What you should do> Repeat, exactly and only, the lines from the beginning of the data through the line with "return np.array([int(h[i:i +". Pictures are left out.

Information provided>
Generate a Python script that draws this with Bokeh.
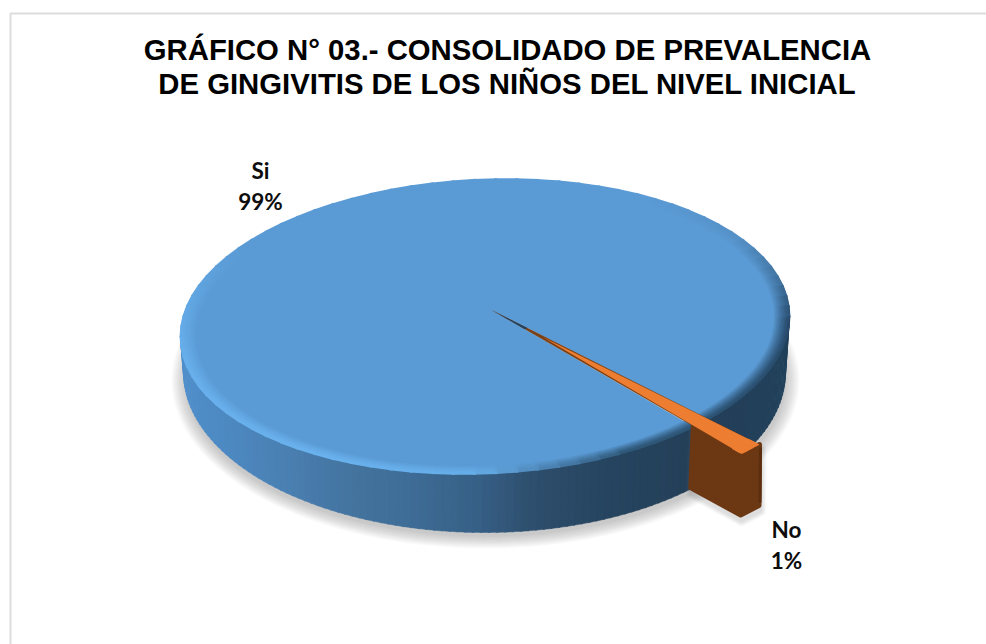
import numpy as np
from bokeh.plotting import figure
from bokeh.core.properties import value
from bokeh.embed import file_html
from bokeh.resources import INLINE

# ---- data
categories = ["Si", "No"]
values = [99, 1]
percent_labels = ["99%", "1%"]
title_lines = ["GRÁFICO N° 03.- CONSOLIDADO DE PREVALENCIA",
               "DE GINGIVITIS DE LOS NIÑOS DEL NIVEL INICIAL"]
first_slice_angle = 51.2      # degrees, screen clockwise from +x

# ---- geometry of the 3-D pie (page pixels)
W, H = 986, 644
CX, TIPY = 484.5, 309.0
RX, A, K = 302.5, 145.0, 0.1156   # projective disc -> page
SHEAR = -0.033
TIP_DX = 5.5
EXPLODE = 1.207
SLICE_DEPTH = 63
TOP = dict(cx=484.5, cy=326.0, rx=304.5, ry=147.0)
BOT = dict(cx=484.0, cy=372.0, rx=301.0, ry=160.0)

# ---- colours
FACE = "#5B9BD5"
ORANGE = "#ED7D31"
BROWN = "#6C3813"
BROWN_EDGE = "#5A2E0F"
side_x = [180, 250, 350, 400, 480, 530, 600, 700, 790]
side_c = ["#4F8FCB", "#4C85BB", "#44749F", "#3F6E98", "#365F85", "#2E4F6E", "#264560", "#243F58", "#21405B"]
rim_a = [0, 30, 60, 75, 90, 120, 170, 190, 215, 300, 325, 345, 360]
rim_c = ["#27496A", "#2B5070", "#2F5878", "#4A7FAE", "#66AEE8", "#6AB2EE", "#68B0EC", "#62A8E4", "#5B9BD5",
         "#5B9BD5", "#5590C6", "#3F709C", "#27496A"]


def rgb(h):
    return np.array([int(h[i:i + 2], 16) for i in (1, 3, 5)], float)


def hexc(c):
    return "#%02x%02x%02x" % tuple(int(round(v)) for v in c)


def ramp(x, xs, cs):
    m = np.array([rgb(c) for c in cs])
    return np.array([np.interp(x, xs, m[:, i]) for i in range(3)])


def disc(r, deg):
    """point on the pie's top plane: radius r, angle deg -> page pixels"""
    t = np.radians(deg)
    u, v = r * np.cos(t), r * np.sin(t)
    w = 1 - K * v
    x = CX + RX * u / w + TIP_DX * np.clip(1 - r * r, 0, 1)
    y = TIPY + A * v / w + SHEAR * RX * u / w
    return x, y


def ell(e, deg, s=1.0, shear=0.0):
    t = np.radians(deg)
    x = e["cx"] + s * e["rx"] * np.cos(t)
    y = e["cy"] + s * e["ry"] * np.sin(t) + shear * s * e["rx"] * np.cos(t)
    return x, y


p = figure(width=W, height=H, x_range=(0, W), y_range=(H, 0),
           output_backend="svg", toolbar_location=None,
           x_axis_location=None, y_axis_location=None, min_border=0,
           background_fill_color="white", border_fill_color="white")
p.grid.visible = False
p.outline_line_color = None

# frame of the chart area (its right and bottom edges are outside the photo)
p.line([10, 10, W], [H, 13, 13], line_color="#DCDCDC", line_width=2)

# soft shadow of the pie
for i in range(12):
    g = i / 11
    p.ellipse(x=[BOT["cx"] + 1], y=[BOT["cy"] + 8], width=[2 * (BOT["rx"] + 13 - 14 * g)],
              height=[2 * (BOT["ry"] + 8 - 12 * g)], fill_color="#7F7F7F", fill_alpha=0.035, line_color=None)

# slice angles come from the values
share = np.array(values, float) / sum(values) * 360
si_start = first_slice_angle
si_end = si_start + share[0]
no_start, no_end = si_end, si_end + share[1]

# side wall of the pie
phis = np.arange(-16, 197, 1.5)
sx, sy, sc = [], [], []
for a, b in zip(phis[:-1], phis[1:]):
    xa, ya = ell(TOP, a, shear=SHEAR)
    xb, yb = ell(TOP, b + 0.3, shear=SHEAR)
    xc, yc = ell(BOT, b + 0.3)
    xd, yd = ell(BOT, a)
    sx.append([xa, xb, xc, xd])
    sy.append([ya, yb, yc, yd])
    sc.append(hexc(ramp((xa + xb) / 2, side_x, side_c)))
p.patches(sx, sy, fill_color=sc, line_color=sc, line_width=0.5)

# top face: the big slice
deg = np.linspace(si_start, si_end, 240)
fx, fy = disc(1.0, deg)
tx, ty = disc(0.0, 0.0)
p.patch(np.r_[tx, fx], np.r_[ty, fy], fill_color=FACE, line_color=None)

# bevel of the rim: colour fades into the face going inwards
LAYERS = 10
rims = np.arange(0, 360, 4.0)
lx, ly, lc = [], [], []
for i in range(LAYERS - 1, -1, -1):
    s = 1 - 0.0052 * i
    f = (i / LAYERS) ** 1.3
    for a in rims:
        x0, y0 = ell(TOP, a - 0.3, s, SHEAR)
        x1, y1 = ell(TOP, a + 4.3, s, SHEAR)
        lx.append([x0, x1])
        ly.append([y0, y1])
        lc.append(hexc(ramp(a, rim_a, rim_c) * (1 - f) + rgb(FACE) * f))
p.multi_line(lx, ly, line_color=lc, line_width=2)

# the exploded small slice: shadow, cut face, top
arc = np.linspace(no_start, no_end, 8)
ax, ay = disc(EXPLODE, arc[::-1])          # from upper end to lower end
fx2 = np.r_[disc(1.0, no_end)[0], disc(EXPLODE, no_end)[0], disc(EXPLODE, no_start)[0]]
fy2 = np.r_[disc(1.0, no_end)[1], disc(EXPLODE, no_end)[1], disc(EXPLODE, no_start)[1]]
bx = fx2[::-1] + np.array([-0.5, -1, -2.5])
by = fy2[::-1] + SLICE_DEPTH - 2
for i in range(5):
    p.patch(np.r_[fx2, bx] + 1, np.r_[fy2, by] + 5, fill_color=None, fill_alpha=0,
            line_color="#7F7F7F", line_alpha=0.05, line_width=12 - 2 * i, line_join="round")
p.patch(np.r_[fx2, bx], np.r_[fy2, by], fill_color=BROWN, line_color=BROWN, line_width=5, line_join="round")
p.line(np.r_[fx2[2] + 1, bx[0] + 1], np.r_[fy2[2] + 3, by[0] - 3], line_color=BROWN_EDGE, line_width=3)

# the thin part of the slice runs from navy through brown to orange
p.patch(np.r_[tx, ax], np.r_[ty, ay], fill_color="#7A4015", line_color=None)
inner_navy, inner_orange = 0.18, 0.26
mid = (no_start + no_end) / 2
p.patch([tx, disc(inner_navy, no_start + 0.2)[0], disc(inner_navy, no_end + 0.3)[0]],
        [ty, disc(inner_navy, no_start + 0.2)[1], disc(inner_navy, no_end + 0.3)[1]],
        fill_color="#22415E", line_color=None)
ix, iy = disc(inner_orange, mid)
ox, oy = disc(EXPLODE, arc)
p.patch(np.r_[ix, ox], np.r_[iy, oy], fill_color=ORANGE, line_color=None)
ex, ey = disc(np.array([EXPLODE - 0.012, EXPLODE - 0.012, EXPLODE - 0.04, EXPLODE - 0.04]),
              np.array([no_end - 0.2, no_start + 0.2, no_start + 0.2, no_end - 0.2]))
p.patch(ex, ey, fill_color=ORANGE, line_color=ORANGE, line_width=2.5, line_join="round")

# texts
for txt, y in zip(title_lines, [49, 83]):
    p.text([507], [y], text=[txt], text_font=value("Liberation Sans"), text_font_style="bold",
           text_font_size="29.3px", text_color="#000000", text_align="center", text_baseline="alphabetic")

label_x = [260, 786]
label_y = [170, 529]
for c, pc, x, y in zip(categories, percent_labels, label_x, label_y):
    for t, yy in ((c, y), (pc, y + 31)):
        p.text([x], [yy], text=[t], text_font=value("Lato"), text_font_style="bold",
               text_font_size="22.5px", text_color="#0D0D0D", text_align="center", text_baseline="alphabetic")

open("out.html", "w").write(file_html(p, INLINE))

The solution>
Generate a Python script that draws this with Bokeh.
import numpy as np
from bokeh.plotting import figure
from bokeh.core.properties import value
from bokeh.embed import file_html
from bokeh.resources import INLINE

# ---- data
categories = ["Si", "No"]
values = [99, 1]
percent_labels = ["99%", "1%"]
title_lines = ["GRÁFICO N° 03.- CONSOLIDADO DE PREVALENCIA",
               "DE GINGIVITIS DE LOS NIÑOS DEL NIVEL INICIAL"]
first_slice_angle = 51.2      # degrees, screen clockwise from +x

# ---- geometry of the 3-D pie (page pixels)
W, H = 986, 644
CX, TIPY = 484.5, 309.0
RX, A, K = 302.5, 145.0, 0.1156   # projective disc -> page
SHEAR = -0.033
TIP_DX = 5.5
EXPLODE = 1.207
SLICE_DEPTH = 63
TOP = dict(cx=484.5, cy=326.0, rx=304.5, ry=147.0)
BOT = dict(cx=484.0, cy=372.0, rx=301.0, ry=160.0)

# ---- colours
FACE = "#5B9BD5"
ORANGE = "#ED7D31"
BROWN = "#6C3813"
BROWN_EDGE = "#5A2E0F"
side_x = [180, 250, 350, 400, 480, 530, 600, 700, 790]
side_c = ["#4F8FCB", "#4C85BB", "#44749F", "#3F6E98", "#365F85", "#2E4F6E", "#264560", "#243F58", "#21405B"]
rim_a = [0, 30, 60, 75, 90, 120, 170, 190, 215, 300, 325, 345, 360]
rim_c = ["#27496A", "#2B5070", "#2F5878", "#4A7FAE", "#66AEE8", "#6AB2EE", "#68B0EC", "#62A8E4", "#5B9BD5",
         "#5B9BD5", "#5590C6", "#3F709C", "#27496A"]


def rgb(h):
    return np.array([int(h[i:i + 2], 16) for i in (1, 3, 5)], float)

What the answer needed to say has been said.